>>>>>
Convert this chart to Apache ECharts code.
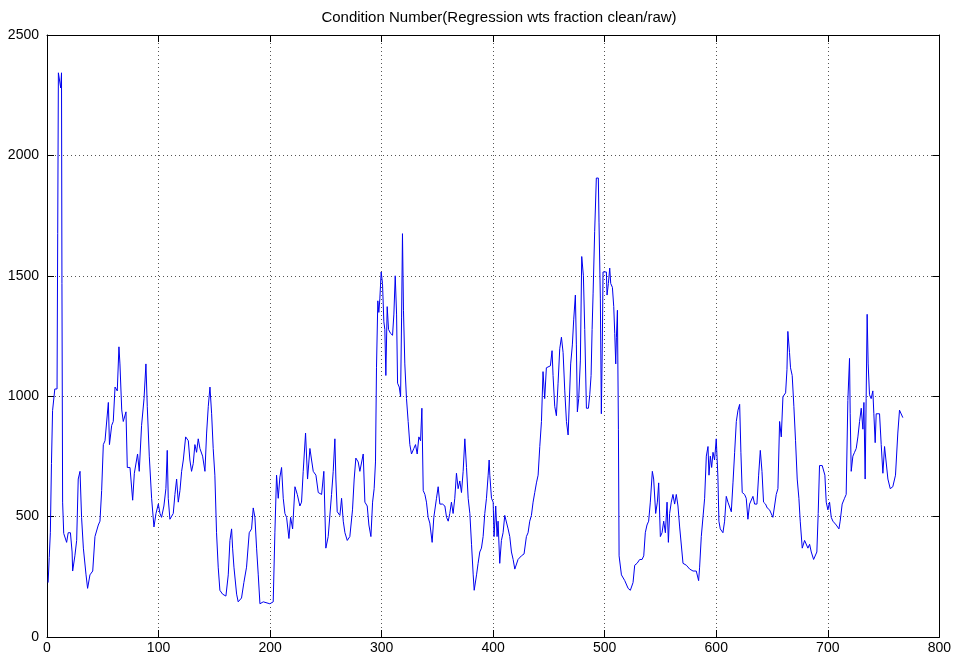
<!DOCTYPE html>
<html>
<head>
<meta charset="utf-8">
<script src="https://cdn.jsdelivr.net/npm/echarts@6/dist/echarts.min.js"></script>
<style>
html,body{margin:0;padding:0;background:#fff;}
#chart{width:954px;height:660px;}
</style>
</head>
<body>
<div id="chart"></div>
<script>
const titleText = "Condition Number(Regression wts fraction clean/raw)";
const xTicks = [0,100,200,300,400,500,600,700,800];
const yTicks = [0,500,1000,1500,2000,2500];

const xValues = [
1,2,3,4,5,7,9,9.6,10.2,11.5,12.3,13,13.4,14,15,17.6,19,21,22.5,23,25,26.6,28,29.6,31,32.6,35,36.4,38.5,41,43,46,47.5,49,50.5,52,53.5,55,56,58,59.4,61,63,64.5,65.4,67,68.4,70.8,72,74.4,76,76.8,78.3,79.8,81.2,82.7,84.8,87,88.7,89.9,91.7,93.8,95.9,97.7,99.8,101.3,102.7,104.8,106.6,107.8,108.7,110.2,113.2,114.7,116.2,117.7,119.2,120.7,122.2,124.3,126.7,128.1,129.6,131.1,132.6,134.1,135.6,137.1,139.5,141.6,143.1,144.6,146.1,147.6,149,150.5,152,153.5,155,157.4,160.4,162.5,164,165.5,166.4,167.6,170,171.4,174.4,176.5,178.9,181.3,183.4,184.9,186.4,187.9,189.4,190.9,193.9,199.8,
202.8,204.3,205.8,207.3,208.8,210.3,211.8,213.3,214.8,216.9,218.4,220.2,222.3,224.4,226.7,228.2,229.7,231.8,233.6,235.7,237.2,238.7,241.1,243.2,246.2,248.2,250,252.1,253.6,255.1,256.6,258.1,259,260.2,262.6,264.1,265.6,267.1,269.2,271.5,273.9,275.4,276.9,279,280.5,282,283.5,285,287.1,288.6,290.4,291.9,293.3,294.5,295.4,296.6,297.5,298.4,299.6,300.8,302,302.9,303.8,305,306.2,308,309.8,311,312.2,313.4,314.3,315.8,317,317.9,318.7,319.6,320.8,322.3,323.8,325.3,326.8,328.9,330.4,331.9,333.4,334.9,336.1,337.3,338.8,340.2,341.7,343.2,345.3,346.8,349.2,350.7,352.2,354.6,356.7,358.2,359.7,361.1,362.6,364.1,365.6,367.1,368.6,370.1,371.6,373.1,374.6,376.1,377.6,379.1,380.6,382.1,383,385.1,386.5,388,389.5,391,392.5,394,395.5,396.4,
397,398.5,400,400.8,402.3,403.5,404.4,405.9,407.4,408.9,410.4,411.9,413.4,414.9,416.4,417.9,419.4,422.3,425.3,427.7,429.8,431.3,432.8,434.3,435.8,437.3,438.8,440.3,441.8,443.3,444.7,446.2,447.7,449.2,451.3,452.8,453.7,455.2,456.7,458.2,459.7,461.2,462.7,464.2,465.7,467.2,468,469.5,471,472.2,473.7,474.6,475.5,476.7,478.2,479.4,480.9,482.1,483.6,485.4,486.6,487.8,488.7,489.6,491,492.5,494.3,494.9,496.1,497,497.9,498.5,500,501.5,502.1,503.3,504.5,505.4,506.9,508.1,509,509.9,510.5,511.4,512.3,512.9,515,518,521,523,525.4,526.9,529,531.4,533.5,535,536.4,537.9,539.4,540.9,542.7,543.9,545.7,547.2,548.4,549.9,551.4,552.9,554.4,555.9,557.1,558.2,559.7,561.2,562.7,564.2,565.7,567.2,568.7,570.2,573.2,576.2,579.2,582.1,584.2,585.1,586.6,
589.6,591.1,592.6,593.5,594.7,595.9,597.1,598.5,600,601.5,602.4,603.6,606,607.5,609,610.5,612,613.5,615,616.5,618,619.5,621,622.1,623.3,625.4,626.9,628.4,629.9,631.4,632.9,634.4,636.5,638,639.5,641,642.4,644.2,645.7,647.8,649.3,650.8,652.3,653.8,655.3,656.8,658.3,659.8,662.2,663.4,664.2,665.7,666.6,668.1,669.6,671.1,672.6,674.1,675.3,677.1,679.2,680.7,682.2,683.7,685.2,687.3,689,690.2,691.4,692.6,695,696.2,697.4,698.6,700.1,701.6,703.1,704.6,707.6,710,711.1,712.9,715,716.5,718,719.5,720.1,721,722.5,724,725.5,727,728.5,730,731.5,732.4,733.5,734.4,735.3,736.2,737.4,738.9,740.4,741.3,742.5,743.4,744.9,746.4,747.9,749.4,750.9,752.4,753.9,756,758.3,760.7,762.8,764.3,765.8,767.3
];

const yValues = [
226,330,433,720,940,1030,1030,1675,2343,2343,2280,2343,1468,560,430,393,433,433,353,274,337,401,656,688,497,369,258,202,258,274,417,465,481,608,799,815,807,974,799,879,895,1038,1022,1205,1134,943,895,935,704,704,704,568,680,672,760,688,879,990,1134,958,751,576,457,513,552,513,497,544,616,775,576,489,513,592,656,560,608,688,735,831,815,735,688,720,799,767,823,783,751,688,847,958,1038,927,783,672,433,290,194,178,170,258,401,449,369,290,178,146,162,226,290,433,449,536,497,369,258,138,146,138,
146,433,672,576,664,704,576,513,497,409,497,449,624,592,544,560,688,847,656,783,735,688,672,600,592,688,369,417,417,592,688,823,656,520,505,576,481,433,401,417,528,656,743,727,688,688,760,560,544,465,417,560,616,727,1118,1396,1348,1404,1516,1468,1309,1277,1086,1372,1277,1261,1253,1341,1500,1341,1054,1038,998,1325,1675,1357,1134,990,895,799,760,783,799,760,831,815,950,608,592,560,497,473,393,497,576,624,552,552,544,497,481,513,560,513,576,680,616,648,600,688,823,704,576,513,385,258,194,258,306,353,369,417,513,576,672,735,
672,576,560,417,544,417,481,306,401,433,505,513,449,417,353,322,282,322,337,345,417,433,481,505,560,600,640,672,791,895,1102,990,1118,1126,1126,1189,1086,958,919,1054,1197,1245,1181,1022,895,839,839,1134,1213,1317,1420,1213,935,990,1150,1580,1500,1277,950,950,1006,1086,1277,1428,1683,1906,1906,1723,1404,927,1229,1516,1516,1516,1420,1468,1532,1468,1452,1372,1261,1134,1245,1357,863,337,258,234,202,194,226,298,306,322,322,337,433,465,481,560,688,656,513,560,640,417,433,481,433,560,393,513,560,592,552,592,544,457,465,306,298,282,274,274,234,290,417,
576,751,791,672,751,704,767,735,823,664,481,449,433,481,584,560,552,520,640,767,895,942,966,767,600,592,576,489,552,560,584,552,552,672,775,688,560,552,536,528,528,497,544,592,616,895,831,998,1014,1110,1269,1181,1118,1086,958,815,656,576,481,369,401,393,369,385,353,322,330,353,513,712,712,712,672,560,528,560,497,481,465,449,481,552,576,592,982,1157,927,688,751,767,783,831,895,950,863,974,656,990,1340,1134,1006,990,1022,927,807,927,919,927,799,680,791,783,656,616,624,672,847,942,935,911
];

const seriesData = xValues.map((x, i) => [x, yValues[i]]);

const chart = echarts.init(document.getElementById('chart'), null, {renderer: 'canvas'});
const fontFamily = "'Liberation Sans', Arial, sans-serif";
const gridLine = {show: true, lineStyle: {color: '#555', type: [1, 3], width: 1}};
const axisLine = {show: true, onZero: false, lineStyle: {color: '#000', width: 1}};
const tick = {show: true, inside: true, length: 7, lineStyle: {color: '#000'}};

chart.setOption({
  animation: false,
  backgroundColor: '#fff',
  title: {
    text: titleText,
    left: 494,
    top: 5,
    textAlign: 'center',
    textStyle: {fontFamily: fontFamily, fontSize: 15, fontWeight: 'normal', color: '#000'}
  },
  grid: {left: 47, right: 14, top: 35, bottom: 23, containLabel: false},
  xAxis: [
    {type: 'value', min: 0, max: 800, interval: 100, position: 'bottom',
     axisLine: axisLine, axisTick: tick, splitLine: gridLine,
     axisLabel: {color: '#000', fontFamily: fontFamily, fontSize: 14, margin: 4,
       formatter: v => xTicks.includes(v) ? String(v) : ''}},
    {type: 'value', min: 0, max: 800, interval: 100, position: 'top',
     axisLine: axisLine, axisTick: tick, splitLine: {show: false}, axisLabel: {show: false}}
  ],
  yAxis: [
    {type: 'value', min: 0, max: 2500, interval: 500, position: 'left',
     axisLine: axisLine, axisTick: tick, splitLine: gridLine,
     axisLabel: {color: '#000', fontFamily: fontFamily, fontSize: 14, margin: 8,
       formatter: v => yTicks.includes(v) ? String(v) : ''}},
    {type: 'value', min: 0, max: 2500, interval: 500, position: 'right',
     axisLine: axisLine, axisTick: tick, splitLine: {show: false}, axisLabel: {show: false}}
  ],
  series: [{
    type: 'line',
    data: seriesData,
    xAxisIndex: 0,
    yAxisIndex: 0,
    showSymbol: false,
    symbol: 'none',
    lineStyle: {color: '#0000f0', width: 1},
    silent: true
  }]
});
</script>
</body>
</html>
<<<<<
STATED GOAL: Reproduce exactly the run of lines that opens the listing and closes with the line holding "const yTicks = [0,500,1000,1500,2000,2500];". Pictures are excluded.

RIGHT ANSWER:
Convert this chart to Apache ECharts code.
<!DOCTYPE html>
<html>
<head>
<meta charset="utf-8">
<script src="https://cdn.jsdelivr.net/npm/echarts@6/dist/echarts.min.js"></script>
<style>
html,body{margin:0;padding:0;background:#fff;}
#chart{width:954px;height:660px;}
</style>
</head>
<body>
<div id="chart"></div>
<script>
const titleText = "Condition Number(Regression wts fraction clean/raw)";
const xTicks = [0,100,200,300,400,500,600,700,800];
const yTicks = [0,500,1000,1500,2000,2500];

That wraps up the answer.